[Start RECORDS SHOWN]

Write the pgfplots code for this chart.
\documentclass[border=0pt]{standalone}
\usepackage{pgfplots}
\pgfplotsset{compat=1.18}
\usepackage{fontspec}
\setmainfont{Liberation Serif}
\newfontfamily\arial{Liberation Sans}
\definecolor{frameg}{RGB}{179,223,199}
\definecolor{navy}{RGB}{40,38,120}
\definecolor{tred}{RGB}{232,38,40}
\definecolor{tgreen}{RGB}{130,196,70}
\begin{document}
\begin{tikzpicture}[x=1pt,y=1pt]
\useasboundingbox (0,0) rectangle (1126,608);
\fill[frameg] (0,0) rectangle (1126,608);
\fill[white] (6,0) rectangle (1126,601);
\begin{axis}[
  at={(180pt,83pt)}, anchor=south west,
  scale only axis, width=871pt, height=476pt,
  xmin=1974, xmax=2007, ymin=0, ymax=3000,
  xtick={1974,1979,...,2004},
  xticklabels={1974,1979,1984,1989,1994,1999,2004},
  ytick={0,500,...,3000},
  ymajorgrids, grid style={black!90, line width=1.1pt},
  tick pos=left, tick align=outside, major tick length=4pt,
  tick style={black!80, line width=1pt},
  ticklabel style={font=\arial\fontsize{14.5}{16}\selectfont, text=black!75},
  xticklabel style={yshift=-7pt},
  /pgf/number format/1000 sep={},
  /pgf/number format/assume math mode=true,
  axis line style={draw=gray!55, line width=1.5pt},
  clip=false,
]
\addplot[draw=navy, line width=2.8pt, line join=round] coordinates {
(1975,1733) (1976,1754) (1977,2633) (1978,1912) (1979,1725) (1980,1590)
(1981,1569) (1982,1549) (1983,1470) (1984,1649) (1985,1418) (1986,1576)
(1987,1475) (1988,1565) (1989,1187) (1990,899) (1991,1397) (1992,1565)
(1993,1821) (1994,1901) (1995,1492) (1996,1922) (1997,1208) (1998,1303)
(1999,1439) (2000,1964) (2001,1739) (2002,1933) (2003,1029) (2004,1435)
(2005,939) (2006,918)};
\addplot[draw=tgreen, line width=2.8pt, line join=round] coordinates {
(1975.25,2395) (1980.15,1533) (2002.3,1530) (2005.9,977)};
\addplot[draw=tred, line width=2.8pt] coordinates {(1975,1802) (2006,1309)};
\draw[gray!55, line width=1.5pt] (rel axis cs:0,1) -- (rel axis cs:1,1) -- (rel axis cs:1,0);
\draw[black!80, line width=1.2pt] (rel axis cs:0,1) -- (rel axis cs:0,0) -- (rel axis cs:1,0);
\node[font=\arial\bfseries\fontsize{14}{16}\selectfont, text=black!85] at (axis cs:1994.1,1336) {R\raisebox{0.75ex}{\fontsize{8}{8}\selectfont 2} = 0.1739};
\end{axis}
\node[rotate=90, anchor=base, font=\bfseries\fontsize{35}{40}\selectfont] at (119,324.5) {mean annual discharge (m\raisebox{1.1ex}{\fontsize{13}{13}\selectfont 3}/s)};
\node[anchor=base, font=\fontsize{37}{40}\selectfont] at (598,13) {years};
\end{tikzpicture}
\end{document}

[End RECORDS SHOWN]
[Start RECORDS SHOWN]

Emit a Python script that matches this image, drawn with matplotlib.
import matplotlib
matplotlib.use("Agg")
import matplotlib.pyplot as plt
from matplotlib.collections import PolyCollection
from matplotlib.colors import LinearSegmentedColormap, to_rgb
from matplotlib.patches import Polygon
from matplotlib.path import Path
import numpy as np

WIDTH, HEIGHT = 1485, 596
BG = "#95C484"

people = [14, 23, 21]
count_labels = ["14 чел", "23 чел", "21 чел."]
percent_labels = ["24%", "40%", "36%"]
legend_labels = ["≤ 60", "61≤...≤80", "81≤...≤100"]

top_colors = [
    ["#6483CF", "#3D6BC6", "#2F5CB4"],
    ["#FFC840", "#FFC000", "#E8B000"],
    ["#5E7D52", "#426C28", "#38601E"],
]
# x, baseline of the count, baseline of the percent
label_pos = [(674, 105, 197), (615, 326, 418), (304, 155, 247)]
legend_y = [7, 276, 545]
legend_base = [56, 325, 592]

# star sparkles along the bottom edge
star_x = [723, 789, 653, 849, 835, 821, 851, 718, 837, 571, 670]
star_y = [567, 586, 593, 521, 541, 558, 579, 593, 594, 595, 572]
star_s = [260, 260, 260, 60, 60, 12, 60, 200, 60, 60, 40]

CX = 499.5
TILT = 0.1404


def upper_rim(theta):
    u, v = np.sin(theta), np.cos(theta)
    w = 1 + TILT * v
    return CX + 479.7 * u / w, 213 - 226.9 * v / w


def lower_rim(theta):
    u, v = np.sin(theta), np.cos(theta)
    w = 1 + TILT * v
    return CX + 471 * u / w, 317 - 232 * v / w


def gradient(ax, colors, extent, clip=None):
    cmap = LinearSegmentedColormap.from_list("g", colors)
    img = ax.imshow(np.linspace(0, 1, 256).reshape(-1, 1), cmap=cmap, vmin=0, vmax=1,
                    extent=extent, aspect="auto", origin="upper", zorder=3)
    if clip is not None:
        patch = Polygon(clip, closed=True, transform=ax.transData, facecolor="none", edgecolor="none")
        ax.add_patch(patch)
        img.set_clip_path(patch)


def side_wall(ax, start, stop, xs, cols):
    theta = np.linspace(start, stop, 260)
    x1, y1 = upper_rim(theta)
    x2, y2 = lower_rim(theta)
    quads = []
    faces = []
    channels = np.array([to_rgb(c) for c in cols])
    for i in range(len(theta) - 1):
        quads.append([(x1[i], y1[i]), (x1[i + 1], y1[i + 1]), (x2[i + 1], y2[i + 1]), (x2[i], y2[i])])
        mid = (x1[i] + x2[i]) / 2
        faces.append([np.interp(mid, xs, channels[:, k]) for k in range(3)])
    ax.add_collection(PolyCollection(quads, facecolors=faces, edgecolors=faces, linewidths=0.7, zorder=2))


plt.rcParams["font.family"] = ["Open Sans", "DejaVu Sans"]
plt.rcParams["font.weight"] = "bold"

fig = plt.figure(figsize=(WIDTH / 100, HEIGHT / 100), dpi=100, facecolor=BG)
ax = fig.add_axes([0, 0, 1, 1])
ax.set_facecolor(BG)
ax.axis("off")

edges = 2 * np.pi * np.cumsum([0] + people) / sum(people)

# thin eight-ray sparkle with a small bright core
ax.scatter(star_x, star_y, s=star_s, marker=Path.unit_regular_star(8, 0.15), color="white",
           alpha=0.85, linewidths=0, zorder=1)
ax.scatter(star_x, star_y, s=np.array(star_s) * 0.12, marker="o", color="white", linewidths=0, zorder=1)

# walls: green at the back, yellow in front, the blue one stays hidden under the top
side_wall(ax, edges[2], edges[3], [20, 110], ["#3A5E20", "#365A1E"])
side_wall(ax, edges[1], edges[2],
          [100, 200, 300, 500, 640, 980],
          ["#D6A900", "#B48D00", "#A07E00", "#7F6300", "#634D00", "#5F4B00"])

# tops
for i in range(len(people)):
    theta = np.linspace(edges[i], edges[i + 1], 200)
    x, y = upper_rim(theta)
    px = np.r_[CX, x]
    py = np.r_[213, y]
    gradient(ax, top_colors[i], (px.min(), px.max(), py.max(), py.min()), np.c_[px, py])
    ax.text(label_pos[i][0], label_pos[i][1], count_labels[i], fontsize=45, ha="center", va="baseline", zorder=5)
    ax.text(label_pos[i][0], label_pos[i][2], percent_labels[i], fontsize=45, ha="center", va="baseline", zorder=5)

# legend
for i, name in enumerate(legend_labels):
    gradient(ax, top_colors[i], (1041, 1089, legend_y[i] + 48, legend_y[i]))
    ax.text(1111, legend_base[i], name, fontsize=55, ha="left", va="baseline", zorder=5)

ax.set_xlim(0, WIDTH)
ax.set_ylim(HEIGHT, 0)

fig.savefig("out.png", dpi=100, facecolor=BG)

[End RECORDS SHOWN]
[Start RECORDS SHOWN]

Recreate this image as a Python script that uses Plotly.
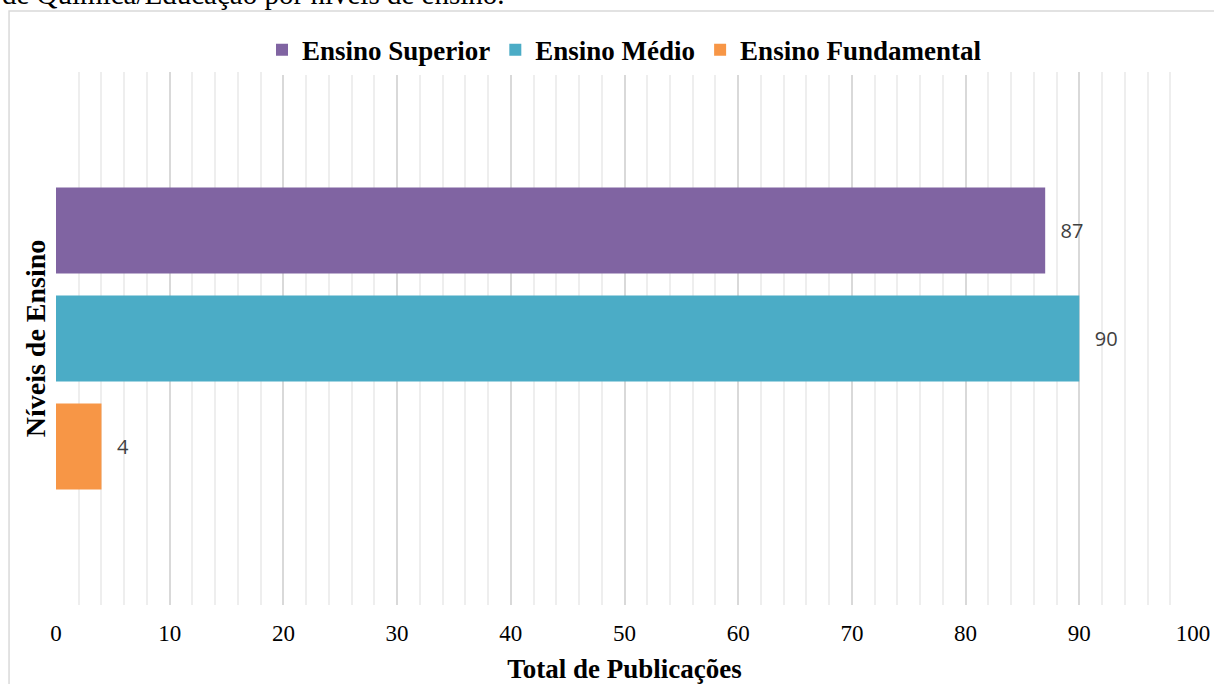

[End RECORDS SHOWN]

- **REQUIREMENT**
Out of the data above, set down the lines from the one with "Emit a Python" to the one with "img.set_clip_path(patch)", both included, exactly as written and with no additions.

- **WRITTEN SOLUTION**
Emit a Python script that matches this image, drawn with matplotlib.
import matplotlib
matplotlib.use("Agg")
import matplotlib.pyplot as plt
from matplotlib.collections import PolyCollection
from matplotlib.colors import LinearSegmentedColormap, to_rgb
from matplotlib.patches import Polygon
from matplotlib.path import Path
import numpy as np

WIDTH, HEIGHT = 1485, 596
BG = "#95C484"

people = [14, 23, 21]
count_labels = ["14 чел", "23 чел", "21 чел."]
percent_labels = ["24%", "40%", "36%"]
legend_labels = ["≤ 60", "61≤...≤80", "81≤...≤100"]

top_colors = [
    ["#6483CF", "#3D6BC6", "#2F5CB4"],
    ["#FFC840", "#FFC000", "#E8B000"],
    ["#5E7D52", "#426C28", "#38601E"],
]
# x, baseline of the count, baseline of the percent
label_pos = [(674, 105, 197), (615, 326, 418), (304, 155, 247)]
legend_y = [7, 276, 545]
legend_base = [56, 325, 592]

# star sparkles along the bottom edge
star_x = [723, 789, 653, 849, 835, 821, 851, 718, 837, 571, 670]
star_y = [567, 586, 593, 521, 541, 558, 579, 593, 594, 595, 572]
star_s = [260, 260, 260, 60, 60, 12, 60, 200, 60, 60, 40]

CX = 499.5
TILT = 0.1404


def upper_rim(theta):
    u, v = np.sin(theta), np.cos(theta)
    w = 1 + TILT * v
    return CX + 479.7 * u / w, 213 - 226.9 * v / w


def lower_rim(theta):
    u, v = np.sin(theta), np.cos(theta)
    w = 1 + TILT * v
    return CX + 471 * u / w, 317 - 232 * v / w


def gradient(ax, colors, extent, clip=None):
    cmap = LinearSegmentedColormap.from_list("g", colors)
    img = ax.imshow(np.linspace(0, 1, 256).reshape(-1, 1), cmap=cmap, vmin=0, vmax=1,
                    extent=extent, aspect="auto", origin="upper", zorder=3)
    if clip is not None:
        patch = Polygon(clip, closed=True, transform=ax.transData, facecolor="none", edgecolor="none")
        ax.add_patch(patch)
        img.set_clip_path(patch)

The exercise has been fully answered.